> [GOAL]:
Give an exact copy of every line, leaving images out.

> [DATA EXTRACT]:
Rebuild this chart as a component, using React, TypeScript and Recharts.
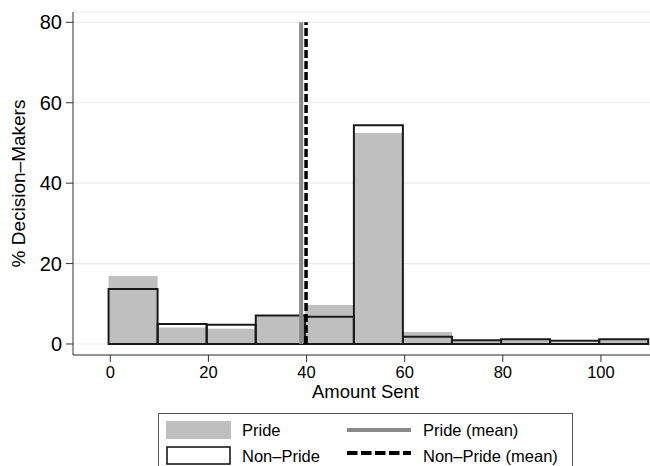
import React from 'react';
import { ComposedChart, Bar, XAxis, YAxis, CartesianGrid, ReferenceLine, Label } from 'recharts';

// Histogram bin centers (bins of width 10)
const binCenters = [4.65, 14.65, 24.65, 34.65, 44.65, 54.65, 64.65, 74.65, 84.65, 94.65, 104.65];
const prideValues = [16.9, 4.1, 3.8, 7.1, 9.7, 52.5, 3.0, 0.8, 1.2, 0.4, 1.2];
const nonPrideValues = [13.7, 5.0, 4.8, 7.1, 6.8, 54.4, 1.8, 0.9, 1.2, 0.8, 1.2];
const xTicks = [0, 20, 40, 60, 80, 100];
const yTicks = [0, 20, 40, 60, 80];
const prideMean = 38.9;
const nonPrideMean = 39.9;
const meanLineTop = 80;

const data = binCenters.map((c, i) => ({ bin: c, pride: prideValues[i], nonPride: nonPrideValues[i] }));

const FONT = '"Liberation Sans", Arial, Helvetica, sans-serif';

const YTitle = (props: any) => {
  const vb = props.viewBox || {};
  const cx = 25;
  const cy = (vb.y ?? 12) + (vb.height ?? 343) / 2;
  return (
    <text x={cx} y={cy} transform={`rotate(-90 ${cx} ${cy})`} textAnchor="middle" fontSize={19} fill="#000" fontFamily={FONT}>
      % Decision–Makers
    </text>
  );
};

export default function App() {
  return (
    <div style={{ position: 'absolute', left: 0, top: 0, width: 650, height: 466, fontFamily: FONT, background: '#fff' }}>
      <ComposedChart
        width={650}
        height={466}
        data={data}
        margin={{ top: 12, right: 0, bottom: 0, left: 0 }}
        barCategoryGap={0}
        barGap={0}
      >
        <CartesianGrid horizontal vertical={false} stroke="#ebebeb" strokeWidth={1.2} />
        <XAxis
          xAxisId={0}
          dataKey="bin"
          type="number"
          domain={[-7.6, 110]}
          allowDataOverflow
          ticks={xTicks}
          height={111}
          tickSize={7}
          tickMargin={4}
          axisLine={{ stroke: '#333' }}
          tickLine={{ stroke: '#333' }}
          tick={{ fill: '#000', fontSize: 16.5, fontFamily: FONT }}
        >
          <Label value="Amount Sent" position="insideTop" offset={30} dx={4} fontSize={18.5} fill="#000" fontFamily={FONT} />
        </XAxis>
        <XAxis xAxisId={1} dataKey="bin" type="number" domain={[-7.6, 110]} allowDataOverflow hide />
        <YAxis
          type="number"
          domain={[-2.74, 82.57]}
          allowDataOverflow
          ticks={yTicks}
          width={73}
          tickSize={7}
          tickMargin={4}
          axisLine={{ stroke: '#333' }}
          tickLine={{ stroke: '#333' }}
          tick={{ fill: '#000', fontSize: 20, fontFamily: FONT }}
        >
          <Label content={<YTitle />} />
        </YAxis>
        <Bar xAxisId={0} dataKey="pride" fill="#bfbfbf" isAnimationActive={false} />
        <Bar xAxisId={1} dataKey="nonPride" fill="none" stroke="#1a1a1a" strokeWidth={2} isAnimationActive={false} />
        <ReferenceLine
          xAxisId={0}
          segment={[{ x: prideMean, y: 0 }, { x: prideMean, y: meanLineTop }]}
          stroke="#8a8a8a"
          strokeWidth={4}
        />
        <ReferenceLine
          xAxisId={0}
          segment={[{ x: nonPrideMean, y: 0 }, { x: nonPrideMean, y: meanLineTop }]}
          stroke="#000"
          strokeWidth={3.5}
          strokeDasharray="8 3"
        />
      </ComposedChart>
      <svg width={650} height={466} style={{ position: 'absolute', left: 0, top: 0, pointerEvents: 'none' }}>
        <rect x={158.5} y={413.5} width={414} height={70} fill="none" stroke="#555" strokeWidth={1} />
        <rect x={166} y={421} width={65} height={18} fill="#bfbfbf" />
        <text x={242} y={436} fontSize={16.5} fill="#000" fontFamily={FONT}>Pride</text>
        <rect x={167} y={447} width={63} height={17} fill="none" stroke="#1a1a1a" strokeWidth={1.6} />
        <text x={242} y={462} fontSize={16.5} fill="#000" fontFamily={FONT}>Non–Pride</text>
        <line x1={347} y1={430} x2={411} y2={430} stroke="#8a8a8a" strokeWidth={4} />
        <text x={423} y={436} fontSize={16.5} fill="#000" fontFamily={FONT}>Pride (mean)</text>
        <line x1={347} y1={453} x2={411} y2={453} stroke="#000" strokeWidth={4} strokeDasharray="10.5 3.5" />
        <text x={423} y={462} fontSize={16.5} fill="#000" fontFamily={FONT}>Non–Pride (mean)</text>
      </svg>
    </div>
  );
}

> [WRITTEN RESPONSE]:
Rebuild this chart as a component, using React, TypeScript and Recharts.
import React from 'react';
import { ComposedChart, Bar, XAxis, YAxis, CartesianGrid, ReferenceLine, Label } from 'recharts';

// Histogram bin centers (bins of width 10)
const binCenters = [4.65, 14.65, 24.65, 34.65, 44.65, 54.65, 64.65, 74.65, 84.65, 94.65, 104.65];
const prideValues = [16.9, 4.1, 3.8, 7.1, 9.7, 52.5, 3.0, 0.8, 1.2, 0.4, 1.2];
const nonPrideValues = [13.7, 5.0, 4.8, 7.1, 6.8, 54.4, 1.8, 0.9, 1.2, 0.8, 1.2];
const xTicks = [0, 20, 40, 60, 80, 100];
const yTicks = [0, 20, 40, 60, 80];
const prideMean = 38.9;
const nonPrideMean = 39.9;
const meanLineTop = 80;

const data = binCenters.map((c, i) => ({ bin: c, pride: prideValues[i], nonPride: nonPrideValues[i] }));

const FONT = '"Liberation Sans", Arial, Helvetica, sans-serif';

const YTitle = (props: any) => {
  const vb = props.viewBox || {};
  const cx = 25;
  const cy = (vb.y ?? 12) + (vb.height ?? 343) / 2;
  return (
    <text x={cx} y={cy} transform={`rotate(-90 ${cx} ${cy})`} textAnchor="middle" fontSize={19} fill="#000" fontFamily={FONT}>
      % Decision–Makers
    </text>
  );
};

export default function App() {
  return (
    <div style={{ position: 'absolute', left: 0, top: 0, width: 650, height: 466, fontFamily: FONT, background: '#fff' }}>
      <ComposedChart
        width={650}
        height={466}
        data={data}
        margin={{ top: 12, right: 0, bottom: 0, left: 0 }}
        barCategoryGap={0}
        barGap={0}
      >
        <CartesianGrid horizontal vertical={false} stroke="#ebebeb" strokeWidth={1.2} />
        <XAxis
          xAxisId={0}
          dataKey="bin"
          type="number"
          domain={[-7.6, 110]}
          allowDataOverflow
          ticks={xTicks}
          height={111}
          tickSize={7}
          tickMargin={4}
          axisLine={{ stroke: '#333' }}
          tickLine={{ stroke: '#333' }}
          tick={{ fill: '#000', fontSize: 16.5, fontFamily: FONT }}
        >
          <Label value="Amount Sent" position="insideTop" offset={30} dx={4} fontSize={18.5} fill="#000" fontFamily={FONT} />
        </XAxis>
        <XAxis xAxisId={1} dataKey="bin" type="number" domain={[-7.6, 110]} allowDataOverflow hide />
        <YAxis
          type="number"
          domain={[-2.74, 82.57]}
          allowDataOverflow
          ticks={yTicks}
          width={73}
          tickSize={7}
          tickMargin={4}
          axisLine={{ stroke: '#333' }}
          tickLine={{ stroke: '#333' }}
          tick={{ fill: '#000', fontSize: 20, fontFamily: FONT }}
        >
          <Label content={<YTitle />} />
        </YAxis>
        <Bar xAxisId={0} dataKey="pride" fill="#bfbfbf" isAnimationActive={false} />
        <Bar xAxisId={1} dataKey="nonPride" fill="none" stroke="#1a1a1a" strokeWidth={2} isAnimationActive={false} />
        <ReferenceLine
          xAxisId={0}
          segment={[{ x: prideMean, y: 0 }, { x: prideMean, y: meanLineTop }]}
          stroke="#8a8a8a"
          strokeWidth={4}
        />
        <ReferenceLine
          xAxisId={0}
          segment={[{ x: nonPrideMean, y: 0 }, { x: nonPrideMean, y: meanLineTop }]}
          stroke="#000"
          strokeWidth={3.5}
          strokeDasharray="8 3"
        />
      </ComposedChart>
      <svg width={650} height={466} style={{ position: 'absolute', left: 0, top: 0, pointerEvents: 'none' }}>
        <rect x={158.5} y={413.5} width={414} height={70} fill="none" stroke="#555" strokeWidth={1} />
        <rect x={166} y={421} width={65} height={18} fill="#bfbfbf" />
        <text x={242} y={436} fontSize={16.5} fill="#000" fontFamily={FONT}>Pride</text>
        <rect x={167} y={447} width={63} height={17} fill="none" stroke="#1a1a1a" strokeWidth={1.6} />
        <text x={242} y={462} fontSize={16.5} fill="#000" fontFamily={FONT}>Non–Pride</text>
        <line x1={347} y1={430} x2={411} y2={430} stroke="#8a8a8a" strokeWidth={4} />
        <text x={423} y={436} fontSize={16.5} fill="#000" fontFamily={FONT}>Pride (mean)</text>
        <line x1={347} y1={453} x2={411} y2={453} stroke="#000" strokeWidth={4} strokeDasharray="10.5 3.5" />
        <text x={423} y={462} fontSize={16.5} fill="#000" fontFamily={FONT}>Non–Pride (mean)</text>
      </svg>
    </div>
  );
}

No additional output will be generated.